We measure things in order to have a clearer perspective, to allow us to make sense of our world and our performance in it.
But we can easily end up measuring the wrong things and therefore managing the wrong things too.
Consider this simple example:
Let’s say your goal is to become healthy. There are so many things you can measure. You can choose to measure your weight, blood pressure, energy level, or physical strength. There are a thousand things you could measure to possibly indicate your health status. But considering just one of these figures alone may not give you a clear perspective about the real status of your health, because all these conditions are interconnected.
Measuring certain things and then reacting to the findings might even work against you.
Modern day societies generally encourage you to measure many things that are not so relevant to your real happiness and lasting satisfaction of achieving great things.
Many people count the number of friends they have on their social media accounts. But by being glued to the screen, they may have forgotten to measure the quality of relationships they have with the actual people around them.
Business is no exception. Your perception of the work you do and what you choose to measure and manage can make the difference between feeling disconnected from your business–i.e. feeling like your business is just a normal business–and feeling consistently enthusiastic about where your business is headed and what it is achieving.

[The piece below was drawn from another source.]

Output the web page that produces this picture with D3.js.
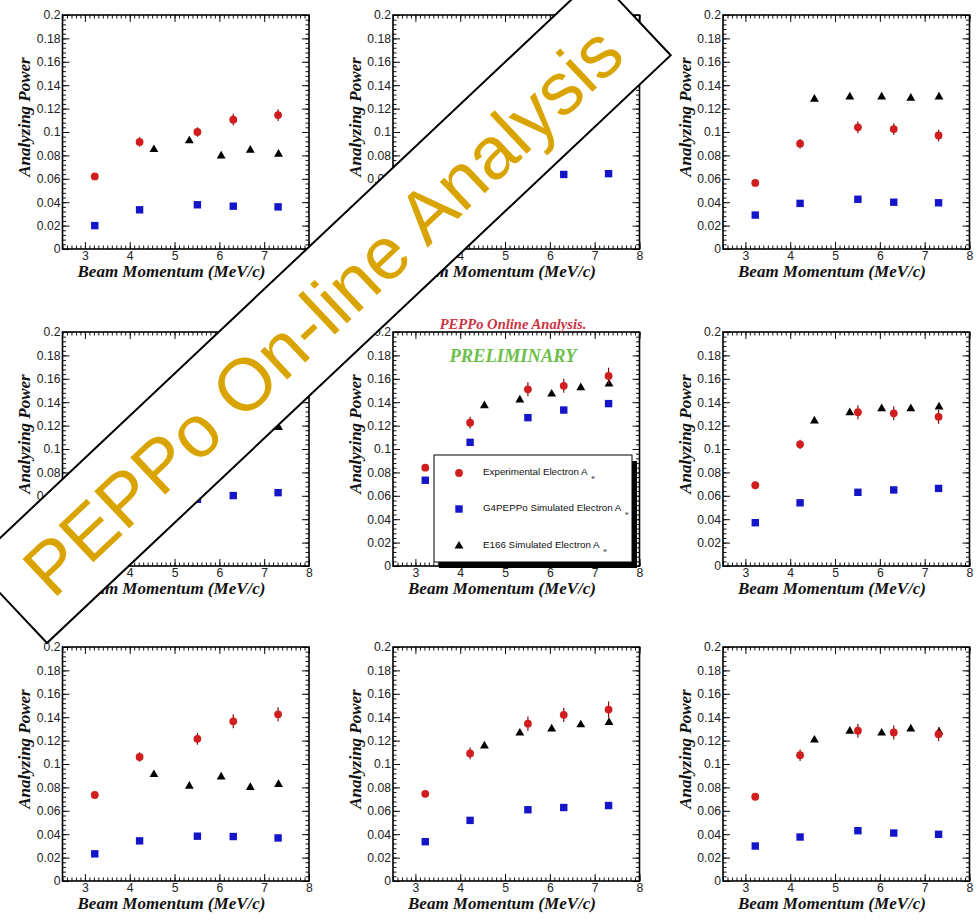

The only way to really enjoy the game of business is to find meaning in it that matters to you.
And that depends on the lens through which you see the world. You set your own goals, targets and objectives in your business. These things are under your own control.
If you are in a wellness business, then you can set a goal to create as many happy people who are content with their own bodies and wellbeing as possible. If you are in book publishing, you can aim to spread positive stories to as many people as you can.
And if you don’t feel right about environmental distractions your industry is creating, then you can target the number of trees you plant and protect to counteract any negative consequences.
Then, perhaps, you could design better systems and processes to advance your mission – your own meaning – by understanding the stories right there presented in the data you have collected.